Energy Minister Mark Bailey encouraged stakeholders to review the draft decision and provide feedback before April 20, 2016 through the QCA website www.qca.org.au. The final decision will be published byMay 31, with prices to apply from 1 July 2016.
Mr Bailey said the draft decision showed typical residential bills would rise 0.6% annually, less than half the current rate of inflation.
“Nobody likes a price rise but this latest draft decision on household bills reflects the price stabilisation that the Palaszczuk Government has been able to achieve, after the 43% increases seen under the former LNP Government,” he said.
“This draft decision shows that those elements of the bill that the Government can impact are under control – particularly the network costs.
“As economic activity increases, so does power consumption which has an impact on generation costs.
“Last year the Palaszczuk Government intervened to direct Energex and Ergon to not appeal the Australian Energy Regulator’s decision to curb network costs, and this is helping keep prices stable.
“That direction would not have been possible if our power assets had been sold off like the LNP proposed, and would still do given the chance.”

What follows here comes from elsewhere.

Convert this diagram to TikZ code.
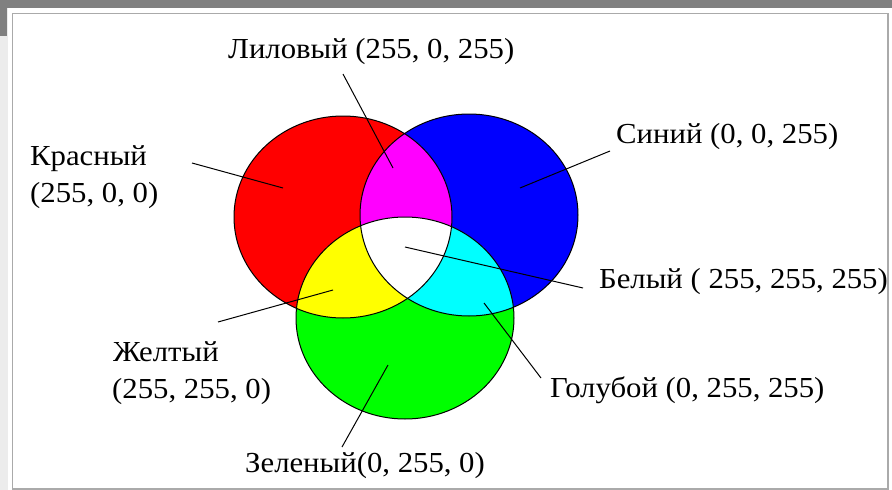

Mr Bailey said that the Palaszczuk Government will continue to subsidise regional Queensland electricity prices, with over $500 million each year to ensure that 700,000 customers across regional Queensland pay a similar amount for their electricity to those in South East Queensland.
“We use the dividends we receive from our publicly owned power companies to fund those subsidies for regional Queenslanders – something else that’s only possible because we kept our assets in public hands,” he said.
“If our energy providers had been sold off to the private sector, it would have taken control of those businesses away from the Government and placed it into the hands of those whose number one goal was to protect profits, not consumers.”
Mr Bailey said the decision to lock in electricity price stabilisation is also assisting to offset higher electricity generation prices for small businesses.
“Under the LNP in 2013-14 small businesses experienced an increase of 17.4%. This year the draft decision indicates a rise of 9.3%,” he said.
“As the QCA notes, the increase in electricity generation costs that contributes to this rise reflects increased economic activity in Queensland, as well as uncertainty around the Federal Government’s Renewable Energy Target.”